MADDREY: I love everything about this movie. It's actually better than the novella it's based on ("The Body"), and arguably the best of all the Stephen King movie adaptations. I wrote about the film at length a few months ago, so I'm just going to link to that review. *****
KING (before the film was released): "They had cast Christopher Reeve, who's right for the part, and they pulled him out, not bankable, and it's going to be Arnold Schwarzenegger. I'm sorry, I just don't believe this guy against society."

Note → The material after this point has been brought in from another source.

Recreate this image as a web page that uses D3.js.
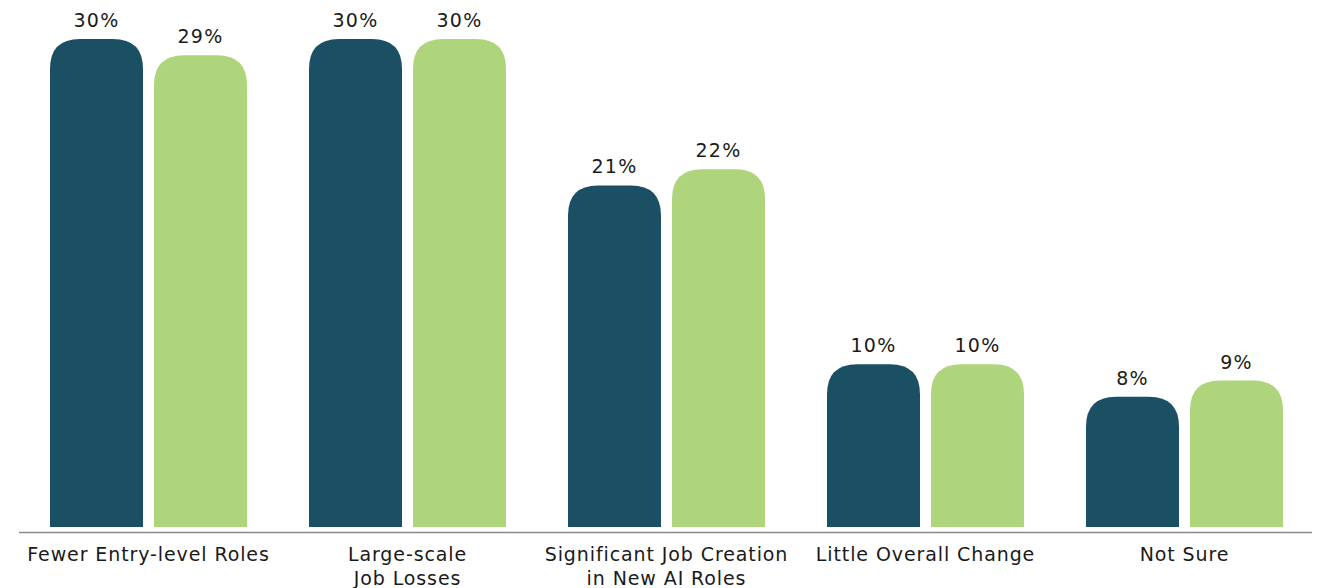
<!DOCTYPE html>
<html><head><meta charset="utf-8">
<script src="https://cdn.jsdelivr.net/npm/d3@7/dist/d3.min.js"></script>
<style>
html,body{margin:0;padding:0;background:#fff;}
svg{display:block;}
text{font-family:"DejaVu Sans",sans-serif;fill:#1a1a1a;}
</style></head>
<body>
<svg id="chart" width="1321" height="588"></svg>
<script>
const categories = ["Fewer Entry-level Roles", "Large-scale\nJob Losses", "Significant Job Creation\nin New AI Roles", "Little Overall Change", "Not Sure"];
const seriesNames = ["Series 1", "Series 2"];
const series1 = [30, 30, 21, 10, 8];
const series2 = [29, 30, 22, 10, 9];
const colors = ["#1b5064", "#aed47c"];

const svg = d3.select("#chart");
const x0 = d3.scaleBand().domain(categories).range([19, 1314]).paddingInner(0).paddingOuter(0);
const x1 = d3.scaleBand().domain(seriesNames).range([31, 228]).paddingInner(0.1058).paddingOuter(0);
const y = d3.scaleLinear().domain([0, 30]).range([527, 39]);

const data = categories.map((c, i) => ({cat: c, vals: [series1[i], series2[i]]}));

function roundedTop(x, yTop, w, yBot, r) {
  r = Math.min(r, w / 2, yBot - yTop);
  return `M${x},${yBot}V${yTop + r}Q${x},${yTop} ${x + r},${yTop}H${x + w - r}Q${x + w},${yTop} ${x + w},${yTop + r}V${yBot}Z`;
}

const g = svg.append("g");
const groups = g.selectAll("g.grp").data(data).join("g").attr("class", "grp")
  .attr("transform", d => `translate(${x0(d.cat)},0)`);

groups.selectAll("path").data(d => d.vals.map((v, j) => ({v, s: seriesNames[j], j})))
  .join("path")
  .attr("d", d => roundedTop(x1(d.s), y(d.v), x1.bandwidth(), y(0), 30))
  .attr("fill", d => colors[d.j]);

groups.selectAll("text.val").data(d => d.vals.map((v, j) => ({v, s: seriesNames[j]})))
  .join("text").attr("class", "val")
  .attr("x", d => x1(d.s) + x1.bandwidth() / 2)
  .attr("y", d => y(d.v) - 12)
  .attr("text-anchor", "middle")
  .style("font-size", "19px")
  .style("letter-spacing", "1.2px")
  .text(d => d.v + "%");

// axis
const axis = d3.axisBottom(x0).tickSize(0).tickPadding(0).tickFormat("");
const ax = svg.append("g").attr("transform", "translate(0,532.5)").call(axis);
ax.select(".domain").attr("stroke", "#8a8a8a").attr("stroke-width", 1.3).attr("d", "M19,0H1312");

ax.selectAll(".tick").each(function(d) {
  const t = d3.select(this).append("text")
    .attr("text-anchor", "middle")
    .attr("y", 28)
    .style("font-size", "19px")
    .style("letter-spacing", "0.9px");
  d.split("\n").forEach((line, i) => {
    t.append("tspan").attr("x", 0).attr("dy", i === 0 ? 0 : 24).text(line);
  });
});
</script>
</body></html>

MADDREY: I like the sheer grittiness of Stephen King's Bachman books. The Running Man is the last novel King wrote under his pseudonym, and arguably the most cynical. He wrote this story during a particularly demoralizing period in his life, and it is anything but a tale of epic heroism. Ben Richards is not an action hero; rather, he's a bitter anarchist. So, yes, Arnold Schwarzennegger is all wrong for the part. Let me put it this way: John Carpenter's ESCAPE FROM NEW YORK is more faithful to Stephen King's story than this movie. As an adaptation, THE RUNNING MAN is an epic fail. As an action movie, it's... well... an Arnold Schwarzenegger vehicle. Richard Dawson is amusing. **
KING: "I think Dale Midkiff is stiff in places. I think Denise Crosby comes across cold in places. I don't feel that the couple that's at the center of the story has the kind of warmth that would set them off perfeclty against the supernatural element that surrounds them. I like that contrast better. I think it does what horror movies are supposed to do. It's an outlaw genre. It's an outlaw picture. A lot of the reviews have suggested very strongly that people are offended by the picture, and that's exactly the effect that the horror movie seeks."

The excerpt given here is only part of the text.